* START *

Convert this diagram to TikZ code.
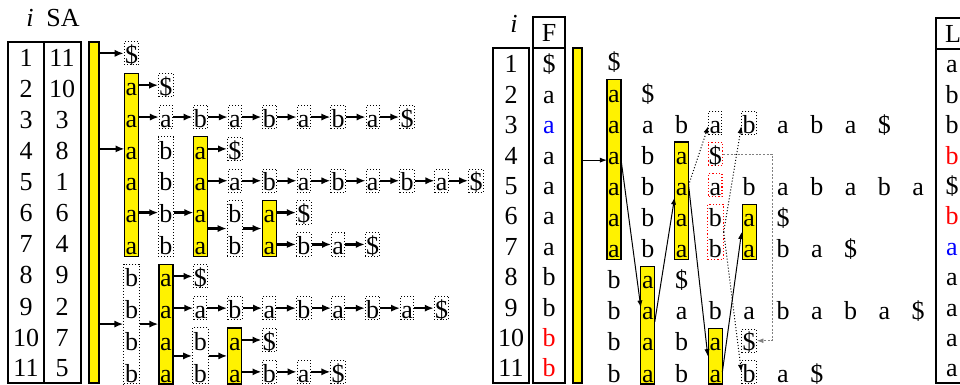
\documentclass[tikz,border=0pt]{standalone}
\usepackage{fontspec}
\setmainfont{Liberation Serif}
\usetikzlibrary{arrows.meta,fit,backgrounds,calc}
\newcommand\lgx[1]{131.5+34.45*#1}
\newcommand\lgy[1]{63.5+31.85*(#1-1)}
\newcommand\rgx[1]{614+33.8*#1}
\newcommand\rgy[1]{71+31.1*(#1-1)}
\newcommand\lty[1]{67+31*(#1-1)}
\newcommand\rty[1]{73+30.4*(#1-1)}
\begin{document}
\begin{tikzpicture}[x=0.5pt,y=-0.5pt,
  font=\fontsize{13}{15}\selectfont,
  ltr/.style={anchor=base,inner sep=0.4pt,text height=10.5pt,text depth=0.35pt},
  sbox/.style={ltr,draw,densely dotted,line width=0.5pt},
  rbox/.style={ltr,draw=red,densely dotted,line width=0.6pt},
  ybar/.style={draw,fill=yellow,inner sep=0pt,line width=0.6pt},
  gbox/.style={draw,densely dotted,inner sep=0pt,line width=0.5pt},
  rgbox/.style={draw=red,densely dotted,inner sep=0pt,line width=0.6pt},
  tarr/.style={-{Latex[length=4.5pt,width=3.6pt]},line width=1.1pt},
  narr/.style={-{Latex[length=3.6pt,width=2.6pt]},line width=0.5pt},
  darr/.style={narr,densely dotted},
  garr/.style={-{Latex[length=3.2pt,width=2.4pt]},line width=0.4pt,gray,dash pattern=on 1pt off 0.8pt},
  tab/.style={line width=0.7pt},
  num/.style={anchor=base,inner sep=0pt},
]
\useasboundingbox (0,0) rectangle (960,385);

% ---------- left table ----------
\draw[tab] (8,42) rectangle (81,383);
\draw[tab] (44,42) -- (44,383);
\node[num] (hli) at (30,27) {\textit{i}};
\node[num] (hlsa) at (63,27) {SA};
\foreach \r/\s in {1/11,2/10,3/3,4/8,5/1,6/6,7/4,8/9,9/2,10/7,11/5}{
  \node[num] (ti-\r) at (26,{\lty{\r}}) {\r};
  \node[num] (ts-\r) at (62,{\lty{\r}}) {\s};
}

% ---------- left graph letters ----------
\foreach \r/\c/\t in {2/0/a,3/0/a,4/0/a,5/0/a,6/0/a,7/0/a,4/1/b,5/1/b,6/1/b,7/1/b,
  4/2/a,5/2/a,6/2/a,7/2/a,6/3/b,7/3/b,6/4/a,7/4/a,8/0/b,9/0/b,10/0/b,11/0/b,
  8/1/a,9/1/a,10/1/a,11/1/a,10/2/b,11/2/b,10/3/a,11/3/a}
  \node[ltr] (l-\r-\c) at ({\lgx{\c}},{\lgy{\r}}) {\t};
\foreach \r/\c/\t in {1/0/\$,2/1/\$,3/1/a,3/2/b,3/3/a,3/4/b,3/5/a,3/6/b,3/7/a,3/8/\$,
  4/3/\$,5/3/a,5/4/b,5/5/a,5/6/b,5/7/a,5/8/b,5/9/a,5/10/\$,6/5/\$,7/5/b,7/6/a,7/7/\$,
  8/2/\$,9/2/a,9/3/b,9/4/a,9/5/b,9/6/a,9/7/b,9/8/a,9/9/\$,10/4/\$,11/4/b,11/5/a,11/6/\$}
  \node[sbox] (l-\r-\c) at ({\lgx{\c}},{\lgy{\r}}) {\t};

% ---------- right tables ----------
\draw[tab] (493,48) rectangle (529,383);
\draw[tab] (533,17) rectangle (565,383);
\draw[tab] (533,48) -- (565,48);
\node[num] (hri) at (514,33) {\textit{i}};
\node[num] (hrf) at (549,42) {F};
\draw[tab] (962,18) -- (936,18) -- (936,383) -- (962,383);
\draw[tab] (936,49) -- (962,49);
\node[num] (hrl) at (953,43) {L};
\foreach \r/\f/\l in {1/\$/a,2/a/b,3/\textcolor{blue}{a}/b,4/a/\textcolor{red}{b},5/a/\$,
  6/a/\textcolor{red}{b},7/a/\textcolor{blue}{a},8/b/a,9/b/a,10/\textcolor{red}{b}/a,11/\textcolor{red}{b}/a}{
  \node[num] (ri-\r) at (511,{\rty{\r}}) {\r};
  \node[num] (rf-\r) at (549,{\rty{\r}}) {\f};
  \node[num] (rl-\r) at (952,{\rty{\r}}) {\l};
}

% ---------- right graph letters ----------
\foreach \r/\c/\t in {1/0/\$,2/0/a,2/1/\$,3/0/a,3/1/a,3/2/b,3/5/a,3/6/b,3/7/a,3/8/\$,
  4/0/a,4/1/b,4/2/a,5/0/a,5/1/b,5/2/a,5/4/b,5/5/a,5/6/b,5/7/a,5/8/b,5/9/a,
  6/0/a,6/1/b,6/2/a,6/3/b,6/4/a,6/5/\$,7/0/a,7/1/b,7/2/a,7/3/b,7/4/a,7/5/b,7/6/a,7/7/\$,
  8/0/b,8/1/a,8/2/\$,9/0/b,9/1/a,9/2/a,9/3/b,9/4/a,9/5/b,9/6/a,9/7/b,9/8/a,9/9/\$,
  10/0/b,10/1/a,10/2/b,10/3/a,11/0/b,11/1/a,11/2/b,11/3/a,11/5/a,11/6/\$}
  \node[ltr] (r-\r-\c) at ({\rgx{\c}},{\rgy{\r}}) {\t};
\foreach \r/\c/\t in {3/3/a,3/4/b,10/4/\$,11/4/b}
  \node[sbox] (r-\r-\c) at ({\rgx{\c}},{\rgy{\r}}) {\t};
\foreach \r/\c/\t in {4/3/\$,5/3/a}
  \node[rbox] (r-\r-\c) at ({\rgx{\c}},{\rgy{\r}}) {\t};

% ---------- bars ----------
\coordinate (lmb1) at (89,42); \coordinate (lmb2) at (99,383);
\coordinate (rmb1) at (573,48); \coordinate (rmb2) at (582,383);
\begin{scope}[on background layer]
  \node[ybar,fit=(lmb1)(lmb2)] (LMB) {};
  \node[ybar,fit=(l-2-0)(l-7-0)] (LA0) {};
  \node[ybar,fit=(l-4-2)(l-7-2)] (LA2) {};
  \node[ybar,fit=(l-6-4)(l-7-4)] (LA4) {};
  \node[ybar,fit=(l-8-1)(l-11-1)] (LA1) {};
  \node[ybar,fit=(l-10-3)(l-11-3)] (LA3) {};
  \node[ybar,fit=(rmb1)(rmb2)] (RMB) {};
  \node[ybar,fit=(r-2-0)(r-7-0)] (RA0) {};
  \node[ybar,fit=(r-4-2)(r-7-2)] (RA2) {};
  \node[ybar,fit=(r-6-4)(r-7-4)] (RA4) {};
  \node[ybar,fit=(r-8-1)(r-11-1)] (RA1) {};
  \node[ybar,fit=(r-10-3)(r-11-3)] (RA3) {};
\end{scope}
\node[gbox,fit=(l-4-1)(l-7-1)] (LB1) {};
\node[gbox,fit=(l-6-3)(l-7-3)] (LB3) {};
\node[gbox,fit=(l-8-0)(l-11-0)] (LB0) {};
\node[gbox,fit=(l-10-2)(l-11-2)] (LB2) {};
\node[rgbox,fit=(r-6-3)(r-7-3)] (RR) {};

% ---------- left arrows ----------
\draw[tarr] (LMB.east |- l-1-0) -- (l-1-0.west);
\draw[tarr] (LMB.east |- l-4-0) -- (l-4-0.west);
\draw[tarr] (LMB.east |- LB0) -- (LB0.west);
\foreach \r/\a/\b in {2/0/1,3/0/1,3/1/2,3/2/3,3/3/4,3/4/5,3/5/6,3/6/7,3/7/8,4/2/3,
  5/2/3,5/3/4,5/4/5,5/5/6,5/6/7,5/7/8,5/8/9,5/9/10,6/0/1,6/1/2,6/4/5,7/4/5,7/5/6,7/6/7,
  8/1/2,9/1/2,9/2/3,9/3/4,9/4/5,9/5/6,9/6/7,9/7/8,9/8/9,10/3/4,11/3/4,11/4/5,11/5/6}
  \draw[tarr] (l-\r-\a.east) -- (l-\r-\b.west);
\draw[tarr] (LA2.east |- LB3) -- (LB3.west);
\draw[tarr] (LB3.east) -- (LA4.west);
\draw[tarr] (LB0.east) -- (LA1.west);
\draw[tarr] (LA1.east |- LB2) -- (LB2.west);
\draw[tarr] (LB2.east) -- (LA3.west);

% ---------- right arrows ----------
\draw[narr] ($(RMB.east |- r-4-0)+(0,6)$) -- ($(r-4-0.west)+(0,6)$);
\draw[narr] ($(r-4-0.east)+(0,5)$) -- ($(r-9-1.west)+(0,-2)$);
\draw[narr] (r-9-1.south east) -- (r-5-2.south west);
\draw[narr] (r-5-2.east) -- (RA3.west);
\draw[narr] (r-11-3.east) -- (RA4.west);
\draw[darr] (r-5-2.east) -- ($(r-3-3.west)+(0,3)$);
\draw[darr] (RR.east) -- ($(r-3-4.west)+(0,3)$);
\draw[darr] (RR.east) -- (r-11-4.west);
\coordinate (gx) at (772,0);
\draw[garr] (r-4-3.east) -- (r-4-3.east -| gx) -- (gx |- r-10-4.east) -- (r-10-4.east);
\end{tikzpicture}
\end{document}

* END *

> _WHAT TO WORK ON_: Restate the material word for word from its first line through the line containing "(0,0) rectangle (960,385);", both included; the pictures do not belong in it.

> _ANSWER FOR THIS EXERCISE_:
Convert this diagram to TikZ code.
\documentclass[tikz,border=0pt]{standalone}
\usepackage{fontspec}
\setmainfont{Liberation Serif}
\usetikzlibrary{arrows.meta,fit,backgrounds,calc}
\newcommand\lgx[1]{131.5+34.45*#1}
\newcommand\lgy[1]{63.5+31.85*(#1-1)}
\newcommand\rgx[1]{614+33.8*#1}
\newcommand\rgy[1]{71+31.1*(#1-1)}
\newcommand\lty[1]{67+31*(#1-1)}
\newcommand\rty[1]{73+30.4*(#1-1)}
\begin{document}
\begin{tikzpicture}[x=0.5pt,y=-0.5pt,
  font=\fontsize{13}{15}\selectfont,
  ltr/.style={anchor=base,inner sep=0.4pt,text height=10.5pt,text depth=0.35pt},
  sbox/.style={ltr,draw,densely dotted,line width=0.5pt},
  rbox/.style={ltr,draw=red,densely dotted,line width=0.6pt},
  ybar/.style={draw,fill=yellow,inner sep=0pt,line width=0.6pt},
  gbox/.style={draw,densely dotted,inner sep=0pt,line width=0.5pt},
  rgbox/.style={draw=red,densely dotted,inner sep=0pt,line width=0.6pt},
  tarr/.style={-{Latex[length=4.5pt,width=3.6pt]},line width=1.1pt},
  narr/.style={-{Latex[length=3.6pt,width=2.6pt]},line width=0.5pt},
  darr/.style={narr,densely dotted},
  garr/.style={-{Latex[length=3.2pt,width=2.4pt]},line width=0.4pt,gray,dash pattern=on 1pt off 0.8pt},
  tab/.style={line width=0.7pt},
  num/.style={anchor=base,inner sep=0pt},
]
\useasboundingbox (0,0) rectangle (960,385);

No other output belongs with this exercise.